What is Price-to-Earnings Ratio (P/E Ratio)?
The P/E ratio, short for price-to-earnings ratio, is a financial measure that compares a company's current stock price per share to its earnings per share (EPS) over a specific period.
This metric is commonly used to assess the relative value of a company's stock in the market. By dividing the market price per share by the EPS, investors can determine how much they are willing to pay for each dollar of a company's earnings. The P/E ratio can provide insight into whether a company's stock is overvalued or undervalued compared to its earnings.
The P/E ratio is a popular tool used by investors to help them determine whether a company's stock is overvalued or undervalued.
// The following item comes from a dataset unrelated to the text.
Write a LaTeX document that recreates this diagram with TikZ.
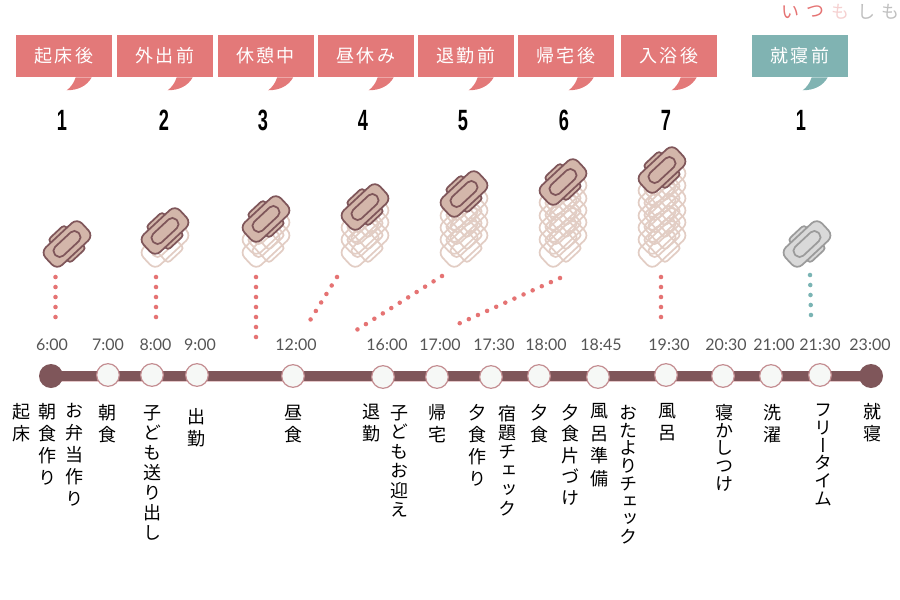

A high P/E ratio typically indicates that a company's stock is expensive relative to its earnings, while a low P/E ratio may indicate that the stock is undervalued.
Key Takeaways
- The P/E ratio is a relative valuation metric that compares a company's current stock price to its earnings per share.
- The P/E ratio can reflect market sentiment about a company's future growth prospects. A high P/E ratio suggests that investors are optimistic about the company's future earnings growth, while a low P/E ratio can indicate pessimism.
- The P/E ratio has limitations and should not be used in isolation to make investment decisions. For example, differences in accounting methods can affect the EPS calculation and distort the P/E ratio.
Example of Price-to-Earnings Ratio (P/E Ratio)
Company XYZ has a current stock price of $50 per share and an earnings per share (EPS) of $5 over the past year. To calculate the P/E ratio, we divide the stock price by the EPS:
P/E ratio = Stock price / EPS
P/E ratio = $50 / $5
P/E ratio = 10
In this example, Company XYZ has a P/E ratio of 10. This means that investors are willing to pay $10 for every $1 of the company's earnings. A P/E ratio of 10 is considered relatively low compared to the market average, which may indicate that the stock is undervalued.